Messages in the unacknowledged outgoing buffer can be in one of three states:
- Unacknowledged - there has been no acknowledgement of message receipt by any participant in the channel
- Possibly acknowledged - there has been ambiguous indication that the message has been possibly received by at least one participant in the channel
- Acknowledged - there has been sufficient indication that the message has been received by at least some of the participants in the channel. This state will also remove the message from the outgoing buffer.
Protocol steps:
Within each channel of communication:
1. Send message
- Increase the local Lamport timestamp.
- Determine local causal history for the message (preceding
n
messages). - Broadcast the message with the timestamp, causal history, and bloom filter.
- Add the message to the buffer of unacknowledged sent messages.
2. Receive message
- Review ACK status of messages in the unacknowledged outgoing buffer using the causal history and bloom filter in the received message.
- Update the bloom filter for this channel with the received message ID
- Check dependencies in the causal history:
- If all dependencies are met, process the message.
- Otherwise, add the message to the buffer of incoming messages with unmet causal dependencies.
3. Process message
(triggered by 2)
- If received timestamp > local Lamport timestamp, update the local timestamp.
- Insert the message into the local log at its Lamport timestamp.
- Resolve conflicts if multiple messages have the same timestamp.
4. Resolve conflicts
(triggered by 3)
- Insert messages with the same timestamp in ascending order of message ID.
5. Review ACK status
(triggered by 2)
For each message in the unacknowledged outgoing buffer, based on any received bloom filter and causal history:
- Mark all messages in the received causal history as acknowledged
- Mark all messages with positive inclusion in bloom filter as possibly acknowledged. If a message has been possibly acknowledged in a series of
m
received bloom filters, it could be marked as acknowledged on probabilistic grounds. Note that the size of the bloom filter and number of hashes need to be taken into account here.
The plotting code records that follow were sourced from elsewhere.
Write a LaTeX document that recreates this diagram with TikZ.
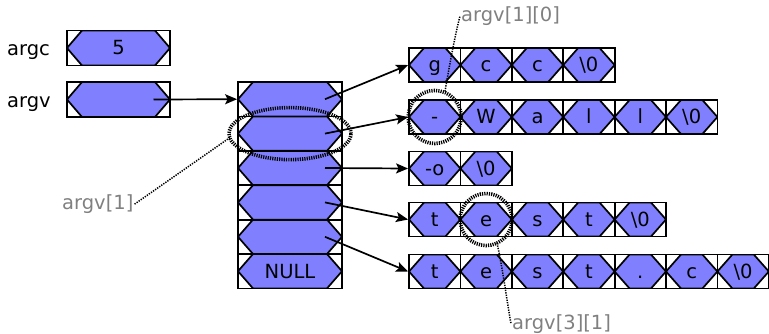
\documentclass[tikz,border=0pt]{standalone}
\usepackage{fontspec}
\setmainfont{DejaVu Sans}
\usetikzlibrary{arrows.meta,calc}
\definecolor{hexfill}{RGB}{128,128,255}
\definecolor{labelgray}{RGB}{128,128,128}
\tikzset{
  hexcell/.style={draw=black, line width=1.8pt, rectangle, inner sep=0pt,
    minimum height=34pt, text height=13.9pt, text depth=0pt,
    font=\fontsize{19.5pt}{23pt}\selectfont,
    path picture={\fill[hexfill, draw=black, line width=1.7pt, line join=miter]
      (path picture bounding box.west)
      -- ([xshift=15pt]path picture bounding box.north west)
      -- ([xshift=-15pt]path picture bounding box.north east)
      -- (path picture bounding box.east)
      -- ([xshift=-15pt]path picture bounding box.south east)
      -- ([xshift=15pt]path picture bounding box.south west) -- cycle;}},
  strcell/.style={hexcell, minimum width=51.4pt},
  arrcell/.style={hexcell, minimum width=104pt, minimum height=34.4pt},
  varbox/.style={hexcell, minimum width=103pt, minimum height=35pt},
  varlbl/.style={inner sep=1pt, anchor=base west, font=\fontsize{19.5pt}{23pt}\selectfont},
  graylbl/.style={inner sep=1pt, anchor=base west, text=labelgray, font=\fontsize{19.5pt}{23pt}\selectfont},
  conn/.style={line width=1.7pt, -{Stealth[length=12pt,width=10pt,inset=2.5pt]}},
  ringdot/.style={line width=3.6pt, dash pattern=on 1.2pt off 1.1pt},
  leader/.style={line width=1.5pt, dash pattern=on 1.3pt off 1.2pt}
}
\begin{document}
\begin{tikzpicture}[x=1pt,y=-1pt]
\useasboundingbox (0,0) rectangle (769,333);

% variables
\node[varlbl] (argclbl) at (6,55) {argc};
\node[varlbl] (argvlbl) at (6,107.5) {argv};
\node[varbox] (argcbox) at (118.5,48) {5};
\node[varbox] (argvbox) at (118.5,99.5) {};

% pointer array
\foreach \i in {1,...,5} {
  \node[arrcell] (a\i) at (290,{82+34.4*(\i-0.5)}) {};
}
\node[arrcell] (a6) at (290,{82+34.4*5.5}) {NULL};

% strings
\foreach \t [count=\j] in {g,c,c,{\textbackslash 0}} {
  \node[strcell] (s1-\j) at ({409+51.4*(\j-0.5)},65) {\t};
}
\foreach \t [count=\j] in {-,W,a,l,l,{\textbackslash 0}} {
  \node[strcell] (s2-\j) at ({409+51.4*(\j-0.5)},117) {\t};
}
\foreach \t [count=\j] in {-o,{\textbackslash 0}} {
  \node[strcell] (s3-\j) at ({409+51.4*(\j-0.5)},168.5) {\t};
}
\foreach \t [count=\j] in {t,e,s,t,{\textbackslash 0}} {
  \node[strcell] (s4-\j) at ({409+51.4*(\j-0.5)},219.5) {\t};
}
\foreach \t [count=\j] in {t,e,s,t,.,c,{\textbackslash 0}} {
  \node[strcell] (s5-\j) at ({409+51.4*(\j-0.5)},271.5) {\t};
}

% arrows
\draw[conn] ([xshift=35pt]argvbox.center) -- (a1.west);
\foreach \i in {1,...,5} {
  \draw[conn] ([xshift=35pt]a\i.center) -- (s\i-1.west);
}

% highlight rings
\draw[ringdot] (a2.center) ellipse [x radius=61pt, y radius=26pt];
\draw[ringdot] (s2-1.center) circle [radius=26.5pt];
\draw[ringdot] (s4-2.center) circle [radius=26pt];

% gray labels and leaders
\node[graylbl] (lblA) at (61,209.5) {argv[1]};
\node[graylbl] (lblB) at (460,21.5) {argv[1][0]};
\node[graylbl] (lblC) at (511,329) {argv[3][1]};
\coordinate (ringA) at (230,137.5);
\coordinate (ringB) at (445,91.5);
\coordinate (ringC) at (497,243);
\draw[leader] (lblA.east) -- (ringA);
\draw[leader] (ringB) .. controls (449,68) and (455,35) .. (lblB.west);
\draw[leader] (ringC) .. controls (503,270) and (507,302) .. (lblC.west);
\end{tikzpicture}
\end{document}
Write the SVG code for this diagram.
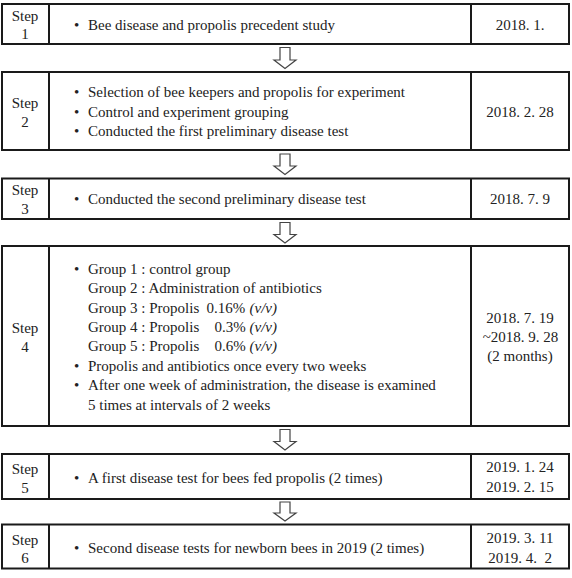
<svg xmlns="http://www.w3.org/2000/svg" width="572" height="578" viewBox="0 0 572 578">
<style>
.box{fill:#fff;stroke:#1a1a1a;stroke-width:2}
.div{stroke:#1a1a1a;stroke-width:2}
text{font-size:15px;fill:#222}
.c{text-anchor:middle}
.arr{fill:#fff;stroke:#444;stroke-width:1.2;stroke-linejoin:miter}
</style>
<rect width="572" height="578" fill="#fff"/>
<g font-family="'Liberation Serif', 'DejaVu Serif', serif">
<g id="step1">
<rect class="box" x="2" y="4" width="567" height="40"/>
<line class="div" x1="49" y1="4" x2="49" y2="44"/>
<line class="div" x1="471" y1="4" x2="471" y2="44"/>
<text class="c" x="25" y="20.5">Step</text>
<text class="c" x="25" y="38.5">1</text>
<text x="74" y="29.5">•</text>
<text x="88" y="29.5">Bee disease and propolis precedent study</text>
<text class="c" x="520" y="29.5">2018. 1.</text>
</g>
<g id="step2">
<rect class="box" x="2" y="72" width="567" height="78"/>
<line class="div" x1="49" y1="72" x2="49" y2="150"/>
<line class="div" x1="471" y1="72" x2="471" y2="150"/>
<text class="c" x="25" y="107.5">Step</text>
<text class="c" x="25" y="126.5">2</text>
<text x="74" y="97">•</text>
<text x="88" y="97">Selection of bee keepers and propolis for experiment</text>
<text x="74" y="116.5">•</text>
<text x="88" y="116.5">Control and experiment grouping</text>
<text x="74" y="136">•</text>
<text x="88" y="136">Conducted the first preliminary disease test</text>
<text class="c" x="520" y="116.5">2018. 2. 28</text>
</g>
<g id="step3">
<rect class="box" x="2" y="178.5" width="567" height="40.5"/>
<line class="div" x1="49" y1="178.5" x2="49" y2="219"/>
<line class="div" x1="471" y1="178.5" x2="471" y2="219"/>
<text class="c" x="25" y="195">Step</text>
<text class="c" x="25" y="213.5">3</text>
<text x="74" y="203.5">•</text>
<text x="88" y="203.5">Conducted the second preliminary disease test</text>
<text class="c" x="520" y="203.5">2018. 7. 9</text>
</g>
<g id="step4">
<rect class="box" x="2" y="246" width="567" height="180"/>
<line class="div" x1="49" y1="246" x2="49" y2="426"/>
<line class="div" x1="471" y1="246" x2="471" y2="426"/>
<text class="c" x="25" y="333">Step</text>
<text class="c" x="25" y="351.5">4</text>
<text x="74" y="273.5">•</text>
<text x="88" y="273.5">Group 1 : control group</text>
<text x="88" y="293">Group 2 : Administration of antibiotics</text>
<text x="88" y="312.5">Group 3 : Propolis</text>
<text x="206.5" y="312.5">0.16%</text>
<text x="249.5" y="312.5" font-style="italic">(v/v)</text>
<text x="88" y="332">Group 4 : Propolis</text>
<text x="214.5" y="332">0.3%</text>
<text x="249.5" y="332" font-style="italic">(v/v)</text>
<text x="88" y="351">Group 5 : Propolis</text>
<text x="214.5" y="351">0.6%</text>
<text x="249.5" y="351" font-style="italic">(v/v)</text>
<text x="74" y="370.5">•</text>
<text x="88" y="370.5">Propolis and antibiotics once every two weeks</text>
<text x="74" y="390">•</text>
<text x="88" y="390">After one week of administration, the disease is examined</text>
<text x="88" y="409.5">5 times at intervals of 2 weeks</text>
<text class="c" x="520" y="323">2018. 7. 19</text>
<text class="c" x="520.5" y="342">~2018. 9. 28</text>
<text class="c" x="520" y="361">(2 months)</text>
</g>
<g id="step5">
<rect class="box" x="2" y="454" width="567" height="45"/>
<line class="div" x1="49" y1="454" x2="49" y2="499"/>
<line class="div" x1="471" y1="454" x2="471" y2="499"/>
<text class="c" x="25" y="474">Step</text>
<text class="c" x="25" y="492.5">5</text>
<text x="74" y="482.5">•</text>
<text x="88" y="482.5">A first disease test for bees fed propolis (2 times)</text>
<text class="c" x="520" y="472">2019. 1. 24</text>
<text class="c" x="520" y="492">2019. 2. 15</text>
</g>
<g id="step6">
<rect class="box" x="2" y="524.5" width="567" height="44"/>
<line class="div" x1="49" y1="524.5" x2="49" y2="568.5"/>
<line class="div" x1="471" y1="524.5" x2="471" y2="568.5"/>
<text class="c" x="25" y="544.5">Step</text>
<text class="c" x="25" y="563">6</text>
<text x="74" y="553">•</text>
<text x="88" y="553">Second disease tests for newborn bees in 2019 (2 times)</text>
<text class="c" x="520" y="542.5">2019. 3. 11</text>
<text class="c" x="520" y="562.5" xml:space="preserve">2019. 4.  2</text>
</g>
</g>
<g id="connectors">
<polygon class="arr" points="280,47.5 290,47.5 290,60 296,60 285,68.5 274,60 280,60"/>
<polygon class="arr" points="280,154 290,154 290,166 296,166 285,174.5 274,166 280,166"/>
<polygon class="arr" points="280,222.5 290,222.5 290,234.5 296,234.5 285,243 274,234.5 280,234.5"/>
<polygon class="arr" points="280,429.5 290,429.5 290,441.5 296,441.5 285,450 274,441.5 280,441.5"/>
<polygon class="arr" points="280,502 290,502 290,513 296,513 285,521 274,513 280,513"/>
</g>
</svg>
6. Periodic incoming buffer sweep
- Periodically check causal dependencies for each message in the incoming buffer
- Batch retrieve missing dependencies from the high availability cache (Store node) if necessary.
- Process messages with all dependencies met, or mark them as irretrievably missed after a set period.
7. Periodic outgoing buffer sweep
- Rebroadcast unacknowledged messages after a set period.
- Use different resend periods for unacknowledged vs. possibly acknowledged messages.
8. Periodic sync message
- Participants periodically send a message with empty content to maintain sync state. The Lamport timestamp should not be increased before sending such messages.
- In order to avoid bursts in large groups, periodic sync messages could only be sent if no other messages have been broadcast on the channel after a set interval + random backoff period.
- Participants follow the same Receive message procedure as for regular messages.
Ephemeral messages
Ephemeral messages are sent with lamport_timestamp
, causal_history
, and bloom_filter
left unset.
These messages are not added to the unacknowledged outgoing buffer and processed immediately on reception without buffering.